--- Data for this exercise ---

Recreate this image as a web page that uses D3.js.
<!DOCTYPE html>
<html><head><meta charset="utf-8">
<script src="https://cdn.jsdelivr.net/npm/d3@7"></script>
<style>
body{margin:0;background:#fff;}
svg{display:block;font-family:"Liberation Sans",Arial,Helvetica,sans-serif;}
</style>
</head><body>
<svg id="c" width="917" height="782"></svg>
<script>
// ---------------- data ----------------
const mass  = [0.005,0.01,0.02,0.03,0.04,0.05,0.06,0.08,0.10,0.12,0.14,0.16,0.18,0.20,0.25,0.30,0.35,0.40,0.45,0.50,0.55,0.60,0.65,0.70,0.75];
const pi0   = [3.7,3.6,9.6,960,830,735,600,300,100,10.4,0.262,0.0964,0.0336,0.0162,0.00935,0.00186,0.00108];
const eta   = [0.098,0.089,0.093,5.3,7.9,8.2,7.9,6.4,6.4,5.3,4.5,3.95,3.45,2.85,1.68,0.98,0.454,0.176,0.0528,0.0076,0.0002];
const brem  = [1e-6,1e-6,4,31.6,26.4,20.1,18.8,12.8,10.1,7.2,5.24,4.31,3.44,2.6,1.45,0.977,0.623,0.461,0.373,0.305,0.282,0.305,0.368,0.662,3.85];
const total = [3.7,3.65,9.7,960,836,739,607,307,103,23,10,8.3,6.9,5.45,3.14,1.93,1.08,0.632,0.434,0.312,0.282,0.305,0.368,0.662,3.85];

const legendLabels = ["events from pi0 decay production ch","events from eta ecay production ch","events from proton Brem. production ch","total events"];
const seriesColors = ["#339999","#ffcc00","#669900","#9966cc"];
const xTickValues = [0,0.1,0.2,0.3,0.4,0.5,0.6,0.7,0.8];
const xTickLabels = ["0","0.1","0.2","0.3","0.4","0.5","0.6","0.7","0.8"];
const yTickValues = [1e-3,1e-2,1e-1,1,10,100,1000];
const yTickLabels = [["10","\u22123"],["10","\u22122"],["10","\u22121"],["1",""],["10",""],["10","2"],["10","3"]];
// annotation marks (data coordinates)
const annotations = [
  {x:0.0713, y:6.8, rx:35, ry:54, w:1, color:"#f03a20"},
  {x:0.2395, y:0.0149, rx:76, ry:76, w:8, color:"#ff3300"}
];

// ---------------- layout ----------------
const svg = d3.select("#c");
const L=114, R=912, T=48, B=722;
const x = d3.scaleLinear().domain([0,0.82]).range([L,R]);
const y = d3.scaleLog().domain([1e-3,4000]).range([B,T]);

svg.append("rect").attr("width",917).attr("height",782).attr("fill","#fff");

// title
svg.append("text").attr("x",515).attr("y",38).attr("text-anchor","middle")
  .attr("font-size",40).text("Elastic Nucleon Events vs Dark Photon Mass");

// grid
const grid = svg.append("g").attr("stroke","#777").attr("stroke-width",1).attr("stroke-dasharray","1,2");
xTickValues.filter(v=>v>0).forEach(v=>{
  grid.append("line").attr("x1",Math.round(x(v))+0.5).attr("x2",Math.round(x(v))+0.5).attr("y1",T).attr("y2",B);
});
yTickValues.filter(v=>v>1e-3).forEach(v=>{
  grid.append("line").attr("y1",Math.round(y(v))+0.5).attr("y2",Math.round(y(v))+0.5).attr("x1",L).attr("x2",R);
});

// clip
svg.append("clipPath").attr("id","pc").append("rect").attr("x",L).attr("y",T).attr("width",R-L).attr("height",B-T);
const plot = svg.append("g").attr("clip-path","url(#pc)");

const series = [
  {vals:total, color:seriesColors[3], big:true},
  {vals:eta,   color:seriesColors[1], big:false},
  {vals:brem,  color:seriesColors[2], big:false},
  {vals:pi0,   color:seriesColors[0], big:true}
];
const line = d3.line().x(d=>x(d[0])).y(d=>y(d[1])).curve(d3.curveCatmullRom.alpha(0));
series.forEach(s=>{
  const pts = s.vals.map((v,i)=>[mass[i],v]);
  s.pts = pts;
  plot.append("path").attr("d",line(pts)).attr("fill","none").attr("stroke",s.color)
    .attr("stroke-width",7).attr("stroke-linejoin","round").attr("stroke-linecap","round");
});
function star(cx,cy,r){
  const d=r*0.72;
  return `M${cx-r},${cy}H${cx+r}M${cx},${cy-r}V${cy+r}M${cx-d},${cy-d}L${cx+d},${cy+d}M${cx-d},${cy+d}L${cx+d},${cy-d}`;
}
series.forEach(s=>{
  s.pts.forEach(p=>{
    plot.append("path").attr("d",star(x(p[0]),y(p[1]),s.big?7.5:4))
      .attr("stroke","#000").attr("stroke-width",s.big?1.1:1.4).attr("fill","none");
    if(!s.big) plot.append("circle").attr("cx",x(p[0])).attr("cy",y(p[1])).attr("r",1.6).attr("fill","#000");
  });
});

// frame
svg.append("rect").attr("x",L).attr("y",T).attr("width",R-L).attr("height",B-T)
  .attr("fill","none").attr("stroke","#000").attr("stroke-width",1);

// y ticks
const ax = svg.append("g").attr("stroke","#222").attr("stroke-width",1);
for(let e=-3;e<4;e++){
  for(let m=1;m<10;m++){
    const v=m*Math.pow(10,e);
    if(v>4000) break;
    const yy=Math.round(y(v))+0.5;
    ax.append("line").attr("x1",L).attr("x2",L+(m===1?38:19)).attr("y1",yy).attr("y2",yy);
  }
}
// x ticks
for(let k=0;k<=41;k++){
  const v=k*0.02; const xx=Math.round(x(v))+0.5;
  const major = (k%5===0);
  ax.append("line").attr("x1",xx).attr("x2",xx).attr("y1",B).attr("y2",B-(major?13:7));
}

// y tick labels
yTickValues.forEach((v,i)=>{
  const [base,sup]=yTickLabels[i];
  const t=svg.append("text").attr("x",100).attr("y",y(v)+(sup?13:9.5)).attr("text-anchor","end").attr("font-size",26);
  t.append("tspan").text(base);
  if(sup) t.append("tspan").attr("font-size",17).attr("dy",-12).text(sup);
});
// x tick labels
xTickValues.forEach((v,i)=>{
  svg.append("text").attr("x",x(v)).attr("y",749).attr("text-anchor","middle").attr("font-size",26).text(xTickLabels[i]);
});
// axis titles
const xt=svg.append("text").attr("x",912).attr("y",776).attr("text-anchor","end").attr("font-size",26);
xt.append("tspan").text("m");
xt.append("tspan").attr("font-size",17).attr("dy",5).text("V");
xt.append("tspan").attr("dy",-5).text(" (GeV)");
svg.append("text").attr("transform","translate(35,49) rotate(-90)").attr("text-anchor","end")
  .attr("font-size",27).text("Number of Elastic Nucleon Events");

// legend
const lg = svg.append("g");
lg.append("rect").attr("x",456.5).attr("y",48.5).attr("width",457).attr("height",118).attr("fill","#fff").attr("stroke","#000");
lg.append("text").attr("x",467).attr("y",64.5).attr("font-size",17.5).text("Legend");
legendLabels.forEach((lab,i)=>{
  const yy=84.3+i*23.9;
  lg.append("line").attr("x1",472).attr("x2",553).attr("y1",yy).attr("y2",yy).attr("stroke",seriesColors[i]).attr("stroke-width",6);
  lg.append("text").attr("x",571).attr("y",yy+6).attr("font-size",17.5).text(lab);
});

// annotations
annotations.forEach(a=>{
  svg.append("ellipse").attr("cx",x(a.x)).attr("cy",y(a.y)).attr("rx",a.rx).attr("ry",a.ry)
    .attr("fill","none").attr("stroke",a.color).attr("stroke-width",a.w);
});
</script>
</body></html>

---
--- Data for this exercise ---

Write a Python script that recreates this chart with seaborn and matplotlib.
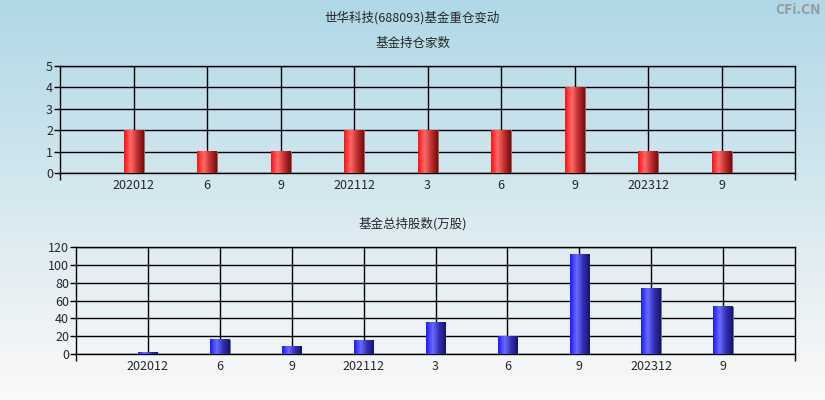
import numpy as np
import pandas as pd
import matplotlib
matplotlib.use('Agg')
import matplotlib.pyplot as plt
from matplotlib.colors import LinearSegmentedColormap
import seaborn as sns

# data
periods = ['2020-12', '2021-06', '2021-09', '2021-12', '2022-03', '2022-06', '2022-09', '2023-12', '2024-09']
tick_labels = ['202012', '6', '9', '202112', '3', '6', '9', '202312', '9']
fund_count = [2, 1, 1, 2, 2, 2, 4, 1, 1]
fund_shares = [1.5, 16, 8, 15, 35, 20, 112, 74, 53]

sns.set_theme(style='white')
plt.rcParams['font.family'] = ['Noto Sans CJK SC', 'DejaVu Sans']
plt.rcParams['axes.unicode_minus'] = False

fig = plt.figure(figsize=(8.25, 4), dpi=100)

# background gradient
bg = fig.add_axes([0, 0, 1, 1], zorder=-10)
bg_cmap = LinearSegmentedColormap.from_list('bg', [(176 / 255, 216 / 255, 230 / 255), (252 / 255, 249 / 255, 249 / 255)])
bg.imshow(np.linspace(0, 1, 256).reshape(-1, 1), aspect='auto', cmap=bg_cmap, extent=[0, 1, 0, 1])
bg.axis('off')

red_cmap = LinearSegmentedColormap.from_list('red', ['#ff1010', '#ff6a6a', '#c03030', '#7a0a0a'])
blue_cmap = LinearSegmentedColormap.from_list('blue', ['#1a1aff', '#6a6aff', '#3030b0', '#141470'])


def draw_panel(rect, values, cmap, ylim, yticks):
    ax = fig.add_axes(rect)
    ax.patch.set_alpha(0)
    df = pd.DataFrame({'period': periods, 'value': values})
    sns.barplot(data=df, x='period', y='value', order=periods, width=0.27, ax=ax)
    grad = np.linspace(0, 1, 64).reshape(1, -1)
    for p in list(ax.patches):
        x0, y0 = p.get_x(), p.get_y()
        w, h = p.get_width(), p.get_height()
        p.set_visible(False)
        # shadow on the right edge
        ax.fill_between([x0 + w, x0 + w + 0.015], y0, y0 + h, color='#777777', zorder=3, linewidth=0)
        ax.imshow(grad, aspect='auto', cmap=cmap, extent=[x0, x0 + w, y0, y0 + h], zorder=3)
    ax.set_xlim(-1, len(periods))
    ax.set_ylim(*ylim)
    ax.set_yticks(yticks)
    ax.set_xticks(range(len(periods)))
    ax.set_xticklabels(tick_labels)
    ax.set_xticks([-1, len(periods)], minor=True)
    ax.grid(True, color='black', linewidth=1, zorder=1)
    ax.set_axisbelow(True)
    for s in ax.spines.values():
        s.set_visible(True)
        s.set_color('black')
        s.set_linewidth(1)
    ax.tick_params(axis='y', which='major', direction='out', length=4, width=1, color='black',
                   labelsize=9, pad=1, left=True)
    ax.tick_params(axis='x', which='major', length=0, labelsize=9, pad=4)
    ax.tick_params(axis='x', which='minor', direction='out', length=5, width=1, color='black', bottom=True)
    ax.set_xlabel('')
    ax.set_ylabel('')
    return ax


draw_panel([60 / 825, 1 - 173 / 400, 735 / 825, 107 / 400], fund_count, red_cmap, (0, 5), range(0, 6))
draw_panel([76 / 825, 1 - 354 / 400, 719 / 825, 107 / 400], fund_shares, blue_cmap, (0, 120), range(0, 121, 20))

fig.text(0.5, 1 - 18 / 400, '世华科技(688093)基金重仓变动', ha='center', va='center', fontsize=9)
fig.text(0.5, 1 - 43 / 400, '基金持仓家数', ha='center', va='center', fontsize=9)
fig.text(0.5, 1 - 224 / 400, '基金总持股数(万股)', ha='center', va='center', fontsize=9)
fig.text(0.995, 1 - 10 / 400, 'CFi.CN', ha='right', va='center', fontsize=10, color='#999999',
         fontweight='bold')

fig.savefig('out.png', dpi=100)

---
--- Data for this exercise ---

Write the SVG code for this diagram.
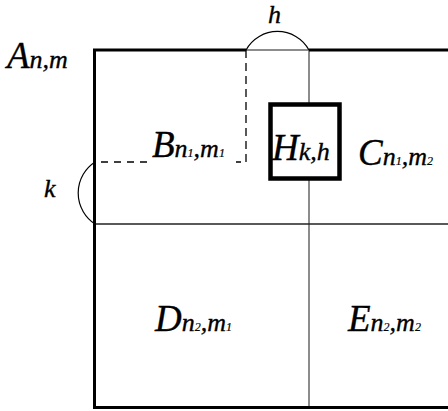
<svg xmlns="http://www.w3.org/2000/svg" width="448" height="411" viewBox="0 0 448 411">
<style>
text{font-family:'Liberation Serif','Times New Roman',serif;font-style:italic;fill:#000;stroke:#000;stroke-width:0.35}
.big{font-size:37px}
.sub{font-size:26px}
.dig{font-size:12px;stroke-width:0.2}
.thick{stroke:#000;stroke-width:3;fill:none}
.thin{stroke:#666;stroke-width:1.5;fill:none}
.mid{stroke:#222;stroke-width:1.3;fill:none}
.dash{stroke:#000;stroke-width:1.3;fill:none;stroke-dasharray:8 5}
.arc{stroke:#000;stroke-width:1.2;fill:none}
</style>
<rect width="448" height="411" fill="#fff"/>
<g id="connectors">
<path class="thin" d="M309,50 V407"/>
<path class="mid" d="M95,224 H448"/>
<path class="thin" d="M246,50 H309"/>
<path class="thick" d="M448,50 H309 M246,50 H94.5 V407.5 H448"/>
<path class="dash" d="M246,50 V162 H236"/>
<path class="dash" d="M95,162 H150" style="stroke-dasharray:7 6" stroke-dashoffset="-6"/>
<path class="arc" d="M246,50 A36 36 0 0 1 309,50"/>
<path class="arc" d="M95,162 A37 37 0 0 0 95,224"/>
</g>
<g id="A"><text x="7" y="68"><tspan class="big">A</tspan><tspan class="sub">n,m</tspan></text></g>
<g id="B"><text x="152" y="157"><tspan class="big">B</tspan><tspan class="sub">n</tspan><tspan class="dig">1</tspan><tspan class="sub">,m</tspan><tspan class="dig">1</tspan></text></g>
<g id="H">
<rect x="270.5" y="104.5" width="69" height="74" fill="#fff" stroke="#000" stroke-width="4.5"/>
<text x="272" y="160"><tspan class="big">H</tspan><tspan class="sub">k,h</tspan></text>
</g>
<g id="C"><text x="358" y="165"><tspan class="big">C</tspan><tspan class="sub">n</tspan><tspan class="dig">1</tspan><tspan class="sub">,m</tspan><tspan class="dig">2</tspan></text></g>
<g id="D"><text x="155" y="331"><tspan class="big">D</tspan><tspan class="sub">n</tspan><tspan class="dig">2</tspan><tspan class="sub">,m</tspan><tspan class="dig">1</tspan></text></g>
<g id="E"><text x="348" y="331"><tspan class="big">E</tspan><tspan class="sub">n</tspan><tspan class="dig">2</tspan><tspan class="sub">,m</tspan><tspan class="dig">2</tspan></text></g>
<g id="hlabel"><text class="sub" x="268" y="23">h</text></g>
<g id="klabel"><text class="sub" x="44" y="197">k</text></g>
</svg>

---

> What you need to do: Your task is to transcribe exactly the lines starting at the line that contains "Write a Python" and ending at the line that contains "import seaborn as sns", both included. Leave out the pictures.

> Output below:
Write a Python script that recreates this chart with seaborn and matplotlib.
import numpy as np
import pandas as pd
import matplotlib
matplotlib.use('Agg')
import matplotlib.pyplot as plt
from matplotlib.colors import LinearSegmentedColormap
import seaborn as sns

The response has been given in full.